While more work remains to be done, today’s employment report provides further evidence that the U.S. economy is continuing to heal from the wounds inflicted by the worst downturn since the Great Depression. It is critical that we pursue the policies needed to build an economy that works for the middle class as we continue to dig our way out of the deep hole that was caused by the severe recession that began in December 2007.
Today’s report is a reminder of the importance of the need for Congress to act to avoid self-inflicted wounds to the economy. The Administration continues to urge Congress to move toward a sustainable Federal budget in a responsible way that balances revenue and spending, and replaces the sequester, while making critical investments in the economy that promote growth and job creation and protect our most vulnerable citizens.
With today’s release, the Bureau of Labor Statistics has finalized its benchmark adjustment, and the latest data show that the economy has now added private sector jobs for 35 straight months, and a total of 6.1 million jobs have been added over that period. In 2012, private businesses added 2.2 million payroll jobs. The first report of private sector job growth for January is that businesses added 166,000 jobs. Total non-farm payroll employment rose by 157,000 jobs last month. The average first report of monthly job growth in 2012 was 142,000, that is now revised to 181,000 jobs per month.
The household survey showed that the unemployment rate was 7.9 percent in January, up from 7.8 percent in December. The labor force participation rate was unchanged at 63.6 percent in January. Over the last 12 months, the unemployment rate has fallen by 0.4 percentage point, and the labor force participation rate has been essentially unchanged.

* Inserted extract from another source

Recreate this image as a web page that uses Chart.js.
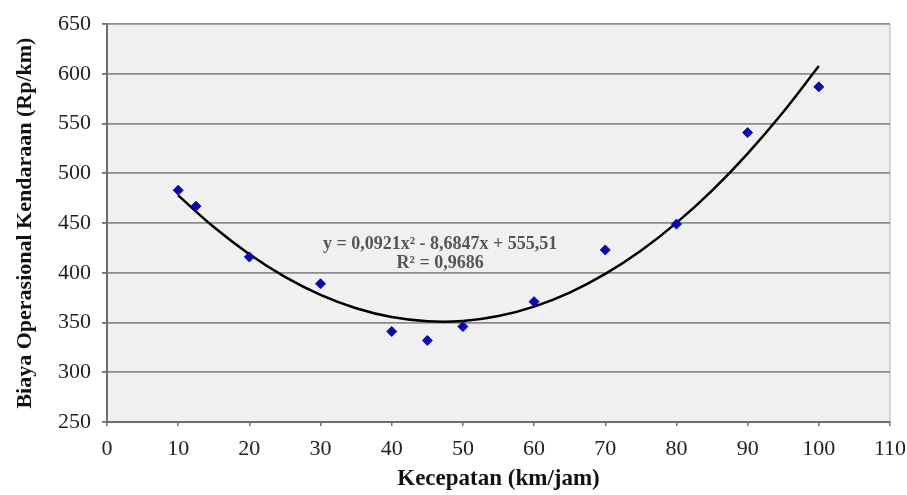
<!DOCTYPE html>
<html>
<head>
<meta charset="utf-8">
<script src="https://cdn.jsdelivr.net/npm/chart.js@4/dist/chart.umd.min.js"></script>
<style>
html,body{margin:0;padding:0;background:#fff;}
#wrap{width:907px;height:495px;}
</style>
</head>
<body>
<div id="wrap"><canvas id="c" width="907" height="495"></canvas></div>
<script>
// Observed points
const speed = [10, 12.5, 20, 30, 40, 45, 50, 60, 70, 80, 90, 100];
const cost  = [483, 467, 416, 389, 341, 332, 346, 371, 423, 449, 541, 587];

// Trendline readings (polynomial fit shown in the chart)
const trendX = [10, 15, 20, 25, 30, 35, 40, 45, 50, 55, 60, 65, 70, 75, 80, 85, 90, 95, 100];
const trendY = [477.9, 446.0, 418.7, 396.0, 377.9, 364.4, 355.5, 351.2, 351.5, 356.5, 366.0, 380.1, 398.9, 422.2, 450.2, 482.7, 519.9, 561.7, 608.0];

// Axis ticks
const xTicks = [0, 10, 20, 30, 40, 50, 60, 70, 80, 90, 100, 110];
const yTicks = [250, 300, 350, 400, 450, 500, 550, 600, 650];

const eqLine1 = "y = 0,0921x\u00B2 - 8,6847x + 555,51";
const eqLine2 = "R\u00B2 = 0,9686";
const eqPos = {x: 46.8, y1: 429, y2: 410};

const serif = "'Liberation Serif', 'Times New Roman', serif";

const bgPlugin = {
  id: 'bg',
  beforeDraw(chart) {
    const {ctx, chartArea: a} = chart;
    ctx.save();
    ctx.fillStyle = '#f0f0f0';
    ctx.fillRect(a.left, a.top, a.right - a.left, a.bottom - a.top);
    ctx.strokeStyle = '#c8c8c8';
    ctx.lineWidth = 1.5;
    ctx.beginPath();
    ctx.moveTo(a.right, a.top);
    ctx.lineTo(a.right, a.bottom);
    ctx.stroke();
    ctx.restore();
  },
  afterDatasetsDraw(chart) {
    const {ctx, scales} = chart;
    ctx.save();
    ctx.fillStyle = '#555';
    ctx.font = "bold 18px " + serif;
    ctx.textAlign = 'center';
    ctx.textBaseline = 'middle';
    const px = scales.x.getPixelForValue(eqPos.x);
    ctx.fillText(eqLine1, px, scales.y.getPixelForValue(eqPos.y1));
    ctx.fillText(eqLine2, px, scales.y.getPixelForValue(eqPos.y2));
    ctx.restore();
  }
};

new Chart(document.getElementById('c'), {
  type: 'scatter',
  data: {
    datasets: [
      {
        label: 'Trend',
        data: trendX.map((x, i) => ({x: x, y: trendY[i]})),
        showLine: true,
        borderColor: '#000',
        borderWidth: 2.5,
        pointRadius: 0,
        tension: 0.4,
        order: 2
      },
      {
        label: 'Data',
        data: speed.map((x, i) => ({x: x, y: cost[i]})),
        pointStyle: 'rectRot',
        pointRadius: 5,
        backgroundColor: '#0a0aaa',
        borderColor: '#0a0aaa',
        borderWidth: 1,
        order: 1
      }
    ]
  },
  options: {
    responsive: false,
    animation: false,
    events: [],
    layout: {padding: {top: 21, right: 0, left: 0, bottom: 0}},
    plugins: {legend: {display: false}, tooltip: {enabled: false}},
    scales: {
      x: {
        type: 'linear',
        min: 0, max: 110,
        afterBuildTicks(s) { s.ticks = xTicks.map(v => ({value: v})); },
        afterFit(s) { s.height = 73; s.paddingRight = 17; s.paddingLeft = 0; },
        border: {color: '#6e6e6e', width: 2},
        grid: {drawOnChartArea: false, color: '#6e6e6e', tickLength: 4, lineWidth: 1.5},
        ticks: {color: '#222', padding: 10, font: {family: serif, size: 22}, maxRotation: 0},
        title: {display: true, text: 'Kecepatan (km/jam)', color: '#111',
                font: {family: serif, size: 23, weight: 'bold'}, padding: {top: 2, bottom: 2}}
      },
      y: {
        type: 'linear',
        min: 250, max: 650,
        afterBuildTicks(s) { s.ticks = yTicks.map(v => ({value: v})); },
        afterFit(s) { s.width = 107; },
        border: {color: '#6e6e6e', width: 2},
        grid: {color: '#8c8c8c', lineWidth: 1.8, tickLength: 5, tickColor: '#6e6e6e'},
        ticks: {color: '#222', padding: 11, font: {family: serif, size: 22}},
        title: {display: true, text: 'Biaya Operasional Kendaraan (Rp/km)', color: '#111',
                font: {family: serif, size: 22, weight: 'bold'}, padding: {top: 12, bottom: 4}}
      }
    }
  },
  plugins: [bgPlugin]
});
</script>
</body>
</html>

According to the establishment survey, in January employment rose notably in retail trade (+32,600), construction (+28,000), health care and social assistance (+27,600), professional and business services (+25,000), and restaurants and bars (+17,100). Manufacturing gained 4,000 jobs in January. The manufacturing sector has added about a half-million jobs over the last three years, the most for any such period since 1996. Also of note, in the last two years the construction sector has gained nearly 300,000 jobs, with one-third of that gain occurring in the last four months. Government lost 9,000 jobs in January, including 5,000 Federal government jobs, and 4,700 jobs in local government education. The local government education sector has now lost 339,400 jobs since its recent peak in November 2009.
As the Administration stresses every month, the monthly employment and unemployment figures can be volatile, and payroll employment estimates can be subject to substantial revision. Therefore, it is important not to read too much into any one monthly report and it is informative to consider each report in the context of other data that are becoming available.